Although the present-day news out of his homeland is largely about the rise of Islamic extremism, Kattan said that the Iraq of his childhood was a land of diverse cultures that have gradually disappeared through one conflict or another.

“Farida gives an insight into how society lived with all these differences before,” the author reflected. “If you see the news today it’s about Mosul and Qaraqosh, which is a very small Christian city near Mosul. The Christians in Iraq are the oldest Christians in the world, they still speak Aramaic, the language of Jesus, but now they too are disappearing.”

Cornett, a religious studies scholar, said that it was the context of that cultural crossroads between different religious communities that inspired him to translate the book, but said that he sees the value of the story going further. For example, the story touches heavily on matters of women’s liberation that have great bearing on current conversations about the hijab.

“I had known, when I was a young boy, the best singer in Iraq, and it inspired me to write this book,” Kattan said, explaining that while the book is a fiction, it deals with the difficulties of being a woman, Jewish, and an artist at a time and in a place where women were and are expected to hide themselves away. “These same difficulties for women in Arab lands are still common now in a certain way.”

In addition to looking at the high costs for a woman seeking the right to free expression, Cornett said that he feels the book’s discussion of interfaith dialogue opens a door to its use as a tool for generating real discussion between English and French speaking populations in the province of Quebec.

“This is what Tuesday’s event is about,” the translator said. “Believe it or not Naïm Kattan has published over fifty books in French, and yet Farida is only the fifth book available in English.”

Cornett said that he found it remarkable that Kattan, who is a Chevalier of the Légion d’honneur in France and an Officer of the Order of Canada for his internationally recognized writing, is so relatively unknown in English. By working to translate Farida, the scholar said that he is working to try to balance that scale.

“In this way we make the best of Canadian Literature available to both major language groups,” Cornett said. “It is a way to get beyond the caricatures and actually talk to each other.”

Kattan shared that the idea appeals to him, in part, because of his long-time friendship with Hugh MacLennan, author of the book seen as the definitive voice on Quebec’s divergent linguistic communities; Two Solitudes.

“I wrote the introduction to the French translation of his book,” Farida’s author shared, explaining that he strongly believes in the work of building bridges through literature between Francophones and Anglophones in Quebec.

Despite the arguments about the value of the ideas in Farida, however, but Kattan and Cornett underlined the fact that this is not an academic text and that Tuesday’s discussion is not mean to be an inaccessible scholarly talk.

“It’s more of an open-mic afternoon,” Cornett said. “There’s only one wrong question, and that is the unasked question.”
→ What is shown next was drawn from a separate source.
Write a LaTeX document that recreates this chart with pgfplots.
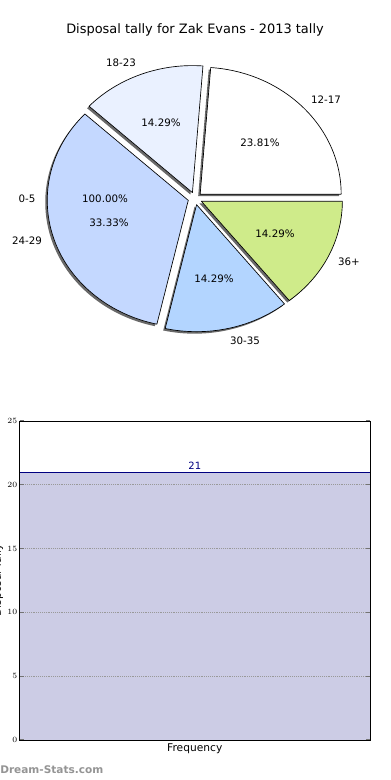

In addition to the innate value of the story itself, which Cornett called a “barn-burner”, the translator encouraged people to come out to the discussion of Farida because of the rare opportunity to interact with a very prominent author.

“How often does the public at large get up close and personal with an internationally renowned writer?” Cornett asked, noting that Kattan has flown in from Paris specifically for the discussion.

Tuesday’s talk begins at 4pm in room 166 of the A4 pavillion of the University of Sherbrooke and is expected to last just over an hour.